Esta semana les hemos ofrecido una serie de artículos que dejan claro que, pandemias más, pandemias menos, el tema del encierro voluntario a nivel mundial ha potencializado la proliferación y solidificación de plataformas digitales que no sólo ofrecen productos locales en sus catálogos, sino que importar y exportar lo mejor de cada país ha demostrado ser una rotunda fórmula de éxito. Basta con preguntar a la producción de El juego del calamar, La Casa de Papel, Maradona: Sueño bendito, Dark y hasta ROMA.
¿Cómo se internacionalizó el anime?
Más que fronteras, se abren mentalidades
Y no lo tomen a mal quienes, como el autor de este artículo, son grandes aficionados a la animación japonesa. Es cierto que mentes avanzadas a su época como Carl Macek (EUA), Julio Fedel (Argentina) y Carlos Amador (México) tuvieron la visión de importar anime desde los años 70/80, cambiando por completo a toda una generación con joyas como Robotech (Macross), Candy Candy, Astroboy, Speed Racer y Mazinger Z.
Pero, con excepciones como adaptaciones de novelas occidentales como Marco, El Gato con Botas (de donde sale la mascota de Toei, curiosamente), Heidi, Ruy el pequeño Cid y Remi, el televidente occidental debía tratar de entender conceptos de cultura japonesa totalmente desconocidos –y en algunos casos hasta inexplicables– como aquél anime del Genio en la botella, Gigi, Kum Kum el niño cavernícola y hasta algunos temas metafísicos en Mazinger Z y Astroboy.
Pero los años pasaron y con el romance entre Hollywood y Studio Ghibli comenzó a “derretirse el hielo” saltando del nicho a públicos más amplios, aunque sin perder el misticismo y sentido de propiedad en películas tan complejas como El viaje de Chihiro o El castillo vagabundo.
El salto cuántico de Demon Slayer y Netflix
Tiempo después llegarían joyas no-Ghibli como your name., A Silent Voice y Sword Art Online con distribución Latinoamericana por parte de nobles compañías como Genco y Konnichiwa!, consiguiendo respetables números en salas de cine de varios países al sur de América.

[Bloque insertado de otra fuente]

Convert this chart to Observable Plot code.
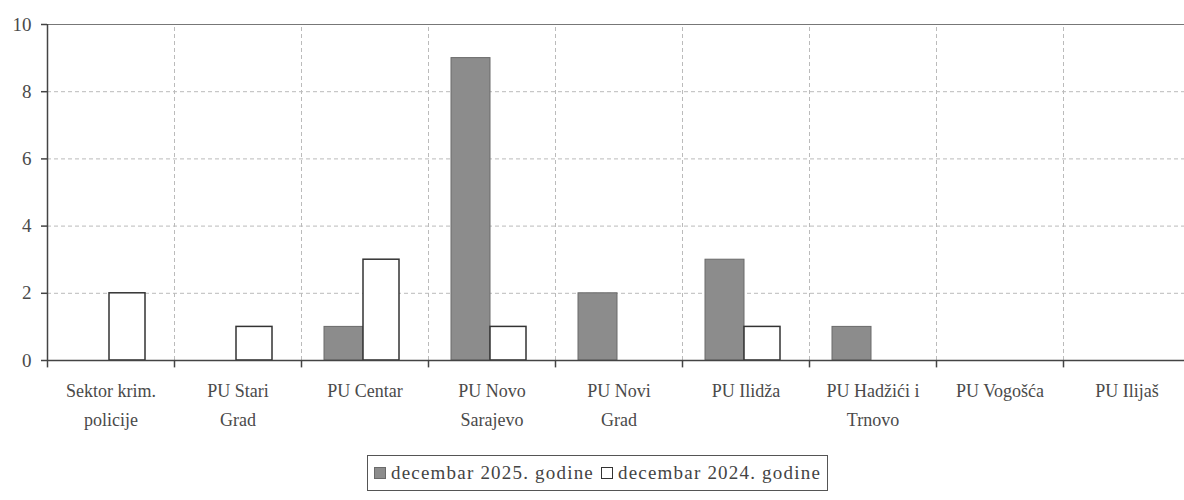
<!DOCTYPE html>
<html>
<head>
<meta charset="utf-8">
<script src="https://cdn.jsdelivr.net/npm/d3@7"></script>
<script src="https://cdn.jsdelivr.net/npm/@observablehq/plot@0.6"></script>
<style>
  body { margin: 0; background: #fff; font-family: "Liberation Serif", "Times New Roman", serif; }
  #chart { position: absolute; left: 0; top: 0; }
  #chart svg, #chart svg text, #chart svg tspan { font-family: "Liberation Serif", "Times New Roman", serif !important; }
  #legend {
    position: absolute; left: 367px; top: 455px; height: 36px; box-sizing: border-box;
    border: 1px solid #555; padding: 0 6px; display: flex; align-items: center; gap: 3px;
    font-size: 19px; color: #444; letter-spacing: 1.2px; white-space: nowrap;
  }
  .sw { display: inline-block; width: 12px; height: 12px; box-sizing: border-box; margin-right: 2px; }
</style>
</head>
<body>
<div id="chart"></div>
<div id="legend"></div>
<script>
const categories = ["Sektor krim.\npolicije", "PU Stari\nGrad", "PU Centar", "PU Novo\nSarajevo", "PU Novi\nGrad", "PU Ilidža", "PU Hadžići i\nTrnovo", "PU Vogošća", "PU Ilijaš"];
const seriesNames = ["decembar 2025. godine", "decembar 2024. godine"];
const dec2025 = [0, 0, 1, 9, 2, 3, 1, 0, 0];
const dec2024 = [2, 1, 3, 1, 0, 1, 0, 0, 0];
const yTicks = [0, 2, 4, 6, 8, 10];

const data = categories.map((c, i) => ({cat: c, v25: dec2025[i], v24: dec2024[i]}));

const W = 1184, H = 445;
const xRange = [47, 1190];
const bw = (xRange[1] - xRange[0]) / categories.length;
const font = "Liberation Serif";

const chart = Plot.plot({
  width: W, height: H,
  marginLeft: 47, marginRight: 0, marginTop: 24, marginBottom: 85,
  style: {fontFamily: font, color: "#4a4a4a", background: "white"},
  x: {domain: categories, range: xRange, padding: 0},
  y: {domain: [0, 10]},
  marks: [
    Plot.ruleY([2, 4, 6, 8], {stroke: "#bbb", strokeDasharray: "4,3", strokeWidth: 1}),
    Plot.ruleX(categories.slice(1), {dx: -bw / 2, y1: 0, y2: 10, stroke: "#bbb", strokeDasharray: "4,3", strokeWidth: 1}),
    Plot.ruleY([10], {stroke: "#777", strokeWidth: 1.2}),
    Plot.barY(data, {x: "cat", y: "v25", fill: "#8c8c8c", stroke: "#6a6a6a", strokeWidth: 1, insetLeft: 23, insetRight: 65}),
    Plot.barY(data, {x: "cat", y: "v24", fill: "white", stroke: "#333", strokeWidth: 1.5, insetLeft: 62, insetRight: 29, filter: d => d.v24 > 0}),
    Plot.ruleY([0], {stroke: "#444", strokeWidth: 1.5}),
    Plot.ruleX(categories, {dx: -bw / 2, y1: -0.22, y2: 0, stroke: "#444", strokeWidth: 1.5}),
    Plot.ruleX([categories[0]], {dx: -bw / 2, y1: 0, y2: 10, stroke: "#444", strokeWidth: 1.5}),
    Plot.axisY({ticks: yTicks, tickSize: 6, tickPadding: 10, fontSize: 19, fontFamily: font, stroke: "#444", strokeWidth: 1.5, tickFormat: d => d, label: null}),
    Plot.axisX({tickSize: 0, tickPadding: 16, fontSize: 18, fontFamily: font, lineHeight: 1.6, letterSpacing: "0.8px", label: null})
  ]
});
document.getElementById("chart").append(chart);

const legend = document.getElementById("legend");
legend.innerHTML =
  `<span class="sw" style="background:#8c8c8c;border:1px solid #6a6a6a"></span>${seriesNames[0]}` +
  `<span class="sw" style="background:#fff;border:1.5px solid #333;margin-left:4px"></span>${seriesNames[1]}`;
</script>
</body>
</html>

Pero es hasta este último lustro donde se ve con más claridad la expansión. Por un lado, el fenómeno mundial que logró Demon Slayer: Mugen Train rompiendo récords de taquilla incluso en fechas y países con pandemia en boga. La mina de oro de franquicias como Pokémon, Hello Kitty y Attack on Titan han generado mayores ganancias FUERA de Japón que dentro de aquella región, lo cual ha hecho que tanto compañías como directores, escritores y productores se esmeren más por “contenidos globales” o al menos de mayor comprensión para nuestra cultura, sin estar exentos de fallos como la terrible escena del mecha de monos en Batman Ninja o las geniales demencias de Pop Team Epic.
La muestra de este cambio es justo la compra de Crunchyroll por parte de Sony, las múltiples alianzas de Netflix con estudios japoneses y hasta la decisión de Funimation de estrenar TAMBIÉN en cines en nuestra región, y no sólo en su plataforma. ¡Es porque hay negocio, y las historias de anime se vuelven cada vez más universales!
Es decir, siempre habrá tramas extrañas como Sonny Boy o Gakkō no Kaidan. Pero el que Japón y su industria esté abriendo sus puertas al mundo es algo que, a la postre, será un “ganar-ganar” para todos.